→ Written problem
Taking the data below, please print only the lines from the line holding "Give me the matplotlib source for this chart." to the line holding "txt = '#222222'", inclusive, with pictures omitted.

→ Exercise data
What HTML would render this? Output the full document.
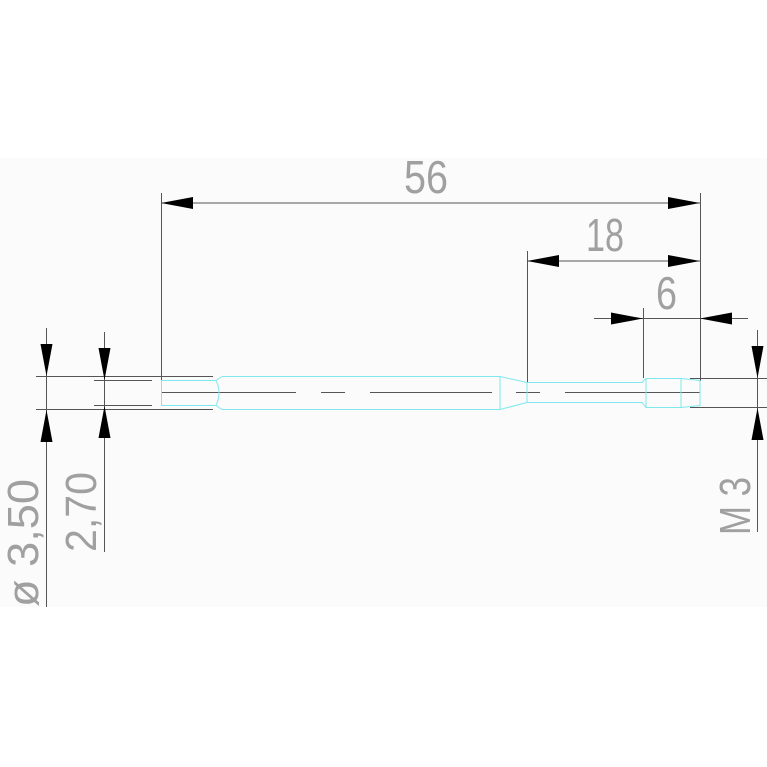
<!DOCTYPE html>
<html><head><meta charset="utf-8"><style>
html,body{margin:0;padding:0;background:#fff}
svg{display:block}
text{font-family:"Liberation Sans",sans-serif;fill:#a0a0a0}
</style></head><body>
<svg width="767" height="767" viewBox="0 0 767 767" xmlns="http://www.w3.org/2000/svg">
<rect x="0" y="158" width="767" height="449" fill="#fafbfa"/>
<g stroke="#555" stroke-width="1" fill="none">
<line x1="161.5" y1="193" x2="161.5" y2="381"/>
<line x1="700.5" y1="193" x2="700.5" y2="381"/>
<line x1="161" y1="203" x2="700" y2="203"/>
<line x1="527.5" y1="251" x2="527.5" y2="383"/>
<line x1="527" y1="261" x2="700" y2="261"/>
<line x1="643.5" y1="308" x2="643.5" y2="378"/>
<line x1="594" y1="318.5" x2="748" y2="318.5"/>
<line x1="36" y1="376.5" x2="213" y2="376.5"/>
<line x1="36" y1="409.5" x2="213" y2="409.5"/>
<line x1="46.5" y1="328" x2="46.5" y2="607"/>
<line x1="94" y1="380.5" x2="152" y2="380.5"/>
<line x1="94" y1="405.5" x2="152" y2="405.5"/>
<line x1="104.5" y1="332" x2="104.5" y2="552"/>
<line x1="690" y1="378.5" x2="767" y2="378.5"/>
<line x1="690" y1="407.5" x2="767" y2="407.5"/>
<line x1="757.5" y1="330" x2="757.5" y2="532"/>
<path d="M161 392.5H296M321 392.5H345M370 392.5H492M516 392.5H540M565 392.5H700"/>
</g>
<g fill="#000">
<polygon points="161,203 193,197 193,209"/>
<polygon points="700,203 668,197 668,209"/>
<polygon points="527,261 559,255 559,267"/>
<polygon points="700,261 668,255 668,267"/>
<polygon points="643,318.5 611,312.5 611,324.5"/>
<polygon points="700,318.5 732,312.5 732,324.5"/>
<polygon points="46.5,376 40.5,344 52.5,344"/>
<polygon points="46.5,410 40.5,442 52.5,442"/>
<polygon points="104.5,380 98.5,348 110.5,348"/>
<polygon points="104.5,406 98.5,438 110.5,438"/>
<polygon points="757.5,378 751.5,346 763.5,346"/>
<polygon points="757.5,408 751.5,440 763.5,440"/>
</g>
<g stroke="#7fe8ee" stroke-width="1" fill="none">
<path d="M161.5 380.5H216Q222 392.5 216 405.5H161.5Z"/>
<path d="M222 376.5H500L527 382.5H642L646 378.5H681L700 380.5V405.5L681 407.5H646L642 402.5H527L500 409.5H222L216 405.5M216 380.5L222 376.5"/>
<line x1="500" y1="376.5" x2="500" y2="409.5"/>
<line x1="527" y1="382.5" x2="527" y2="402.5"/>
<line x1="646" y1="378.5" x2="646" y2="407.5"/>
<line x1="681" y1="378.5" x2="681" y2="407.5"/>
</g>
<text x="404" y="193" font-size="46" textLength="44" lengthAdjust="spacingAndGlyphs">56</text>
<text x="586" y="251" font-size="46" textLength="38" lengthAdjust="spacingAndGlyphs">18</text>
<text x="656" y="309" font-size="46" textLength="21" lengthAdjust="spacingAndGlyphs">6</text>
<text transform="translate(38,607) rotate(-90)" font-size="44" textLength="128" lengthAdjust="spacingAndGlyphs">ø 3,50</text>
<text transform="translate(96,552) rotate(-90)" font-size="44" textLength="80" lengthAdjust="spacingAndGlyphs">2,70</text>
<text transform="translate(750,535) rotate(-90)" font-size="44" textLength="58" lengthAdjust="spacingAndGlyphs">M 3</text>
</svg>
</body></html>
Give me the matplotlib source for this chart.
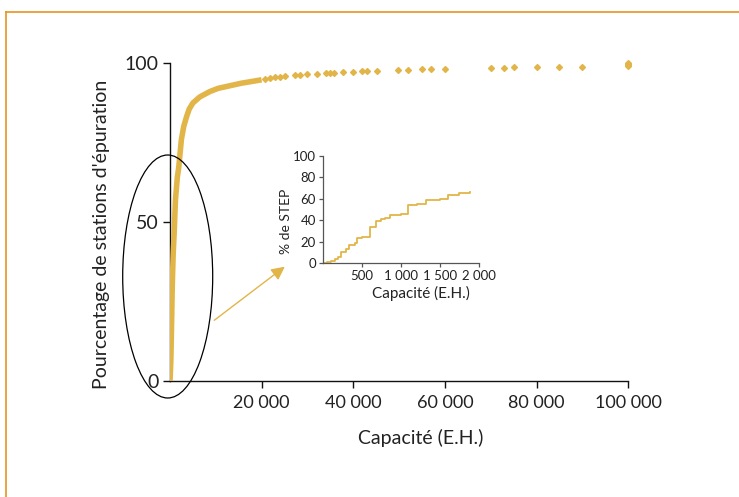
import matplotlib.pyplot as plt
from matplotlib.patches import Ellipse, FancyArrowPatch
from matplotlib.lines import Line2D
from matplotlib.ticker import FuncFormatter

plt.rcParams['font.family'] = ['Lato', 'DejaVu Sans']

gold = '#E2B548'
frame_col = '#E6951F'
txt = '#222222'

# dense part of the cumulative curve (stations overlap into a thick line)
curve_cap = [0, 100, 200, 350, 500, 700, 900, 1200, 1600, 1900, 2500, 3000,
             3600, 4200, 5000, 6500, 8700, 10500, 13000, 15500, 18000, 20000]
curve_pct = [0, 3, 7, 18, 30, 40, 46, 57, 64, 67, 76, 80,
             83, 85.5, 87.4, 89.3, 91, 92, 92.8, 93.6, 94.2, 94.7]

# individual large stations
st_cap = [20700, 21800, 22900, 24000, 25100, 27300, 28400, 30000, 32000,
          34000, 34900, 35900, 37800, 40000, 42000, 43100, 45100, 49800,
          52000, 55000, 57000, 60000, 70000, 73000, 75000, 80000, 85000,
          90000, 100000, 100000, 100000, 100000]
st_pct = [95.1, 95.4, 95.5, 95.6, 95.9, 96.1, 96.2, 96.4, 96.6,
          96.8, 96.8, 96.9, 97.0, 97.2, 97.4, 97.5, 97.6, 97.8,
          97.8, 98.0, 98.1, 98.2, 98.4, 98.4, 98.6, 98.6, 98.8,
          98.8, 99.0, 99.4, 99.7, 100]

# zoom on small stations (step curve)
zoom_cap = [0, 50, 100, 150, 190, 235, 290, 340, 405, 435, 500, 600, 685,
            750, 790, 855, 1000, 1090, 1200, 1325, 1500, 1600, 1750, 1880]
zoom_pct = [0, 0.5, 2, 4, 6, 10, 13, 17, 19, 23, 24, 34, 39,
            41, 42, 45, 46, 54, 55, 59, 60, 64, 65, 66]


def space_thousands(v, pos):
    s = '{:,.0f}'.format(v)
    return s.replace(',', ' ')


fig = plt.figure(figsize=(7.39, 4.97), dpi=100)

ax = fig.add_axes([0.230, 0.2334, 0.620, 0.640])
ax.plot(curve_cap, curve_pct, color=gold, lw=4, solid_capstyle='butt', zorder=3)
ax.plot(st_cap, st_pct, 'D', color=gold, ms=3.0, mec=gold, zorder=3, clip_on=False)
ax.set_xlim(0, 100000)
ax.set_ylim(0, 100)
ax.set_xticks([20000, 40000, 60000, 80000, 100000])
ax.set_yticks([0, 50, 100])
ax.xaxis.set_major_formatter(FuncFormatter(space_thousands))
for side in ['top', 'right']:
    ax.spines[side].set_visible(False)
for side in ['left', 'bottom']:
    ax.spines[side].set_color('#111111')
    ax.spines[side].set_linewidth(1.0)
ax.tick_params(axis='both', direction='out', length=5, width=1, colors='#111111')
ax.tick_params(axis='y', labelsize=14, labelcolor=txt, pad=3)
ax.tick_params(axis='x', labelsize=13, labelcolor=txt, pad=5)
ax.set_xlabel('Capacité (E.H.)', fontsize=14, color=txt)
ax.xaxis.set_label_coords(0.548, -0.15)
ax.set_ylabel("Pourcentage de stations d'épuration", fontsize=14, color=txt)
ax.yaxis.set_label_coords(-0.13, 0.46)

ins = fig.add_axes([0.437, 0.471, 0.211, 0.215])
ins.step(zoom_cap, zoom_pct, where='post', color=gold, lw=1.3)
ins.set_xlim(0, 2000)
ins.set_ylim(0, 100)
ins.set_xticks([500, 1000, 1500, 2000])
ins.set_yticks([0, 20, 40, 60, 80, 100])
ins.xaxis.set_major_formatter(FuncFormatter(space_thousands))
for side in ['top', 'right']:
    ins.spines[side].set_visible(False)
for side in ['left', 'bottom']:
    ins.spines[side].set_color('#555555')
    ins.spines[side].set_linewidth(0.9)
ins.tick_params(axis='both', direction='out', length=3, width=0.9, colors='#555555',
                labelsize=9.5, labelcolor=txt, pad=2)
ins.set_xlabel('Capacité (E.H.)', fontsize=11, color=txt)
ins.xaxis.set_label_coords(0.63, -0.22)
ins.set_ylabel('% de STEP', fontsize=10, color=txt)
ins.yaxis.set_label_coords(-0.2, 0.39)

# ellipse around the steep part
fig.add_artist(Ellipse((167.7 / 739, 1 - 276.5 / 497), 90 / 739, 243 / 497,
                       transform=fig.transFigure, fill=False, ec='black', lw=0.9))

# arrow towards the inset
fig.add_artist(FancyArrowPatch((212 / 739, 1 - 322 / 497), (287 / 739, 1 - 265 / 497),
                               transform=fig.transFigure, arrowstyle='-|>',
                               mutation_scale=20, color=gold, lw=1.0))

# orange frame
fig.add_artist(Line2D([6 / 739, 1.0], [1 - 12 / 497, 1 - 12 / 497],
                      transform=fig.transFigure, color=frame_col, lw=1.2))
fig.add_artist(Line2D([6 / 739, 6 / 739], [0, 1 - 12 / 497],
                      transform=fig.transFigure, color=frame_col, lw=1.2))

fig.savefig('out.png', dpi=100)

→ Correct output
Give me the matplotlib source for this chart.
import matplotlib.pyplot as plt
from matplotlib.patches import Ellipse, FancyArrowPatch
from matplotlib.lines import Line2D
from matplotlib.ticker import FuncFormatter

plt.rcParams['font.family'] = ['Lato', 'DejaVu Sans']

gold = '#E2B548'
frame_col = '#E6951F'
txt = '#222222'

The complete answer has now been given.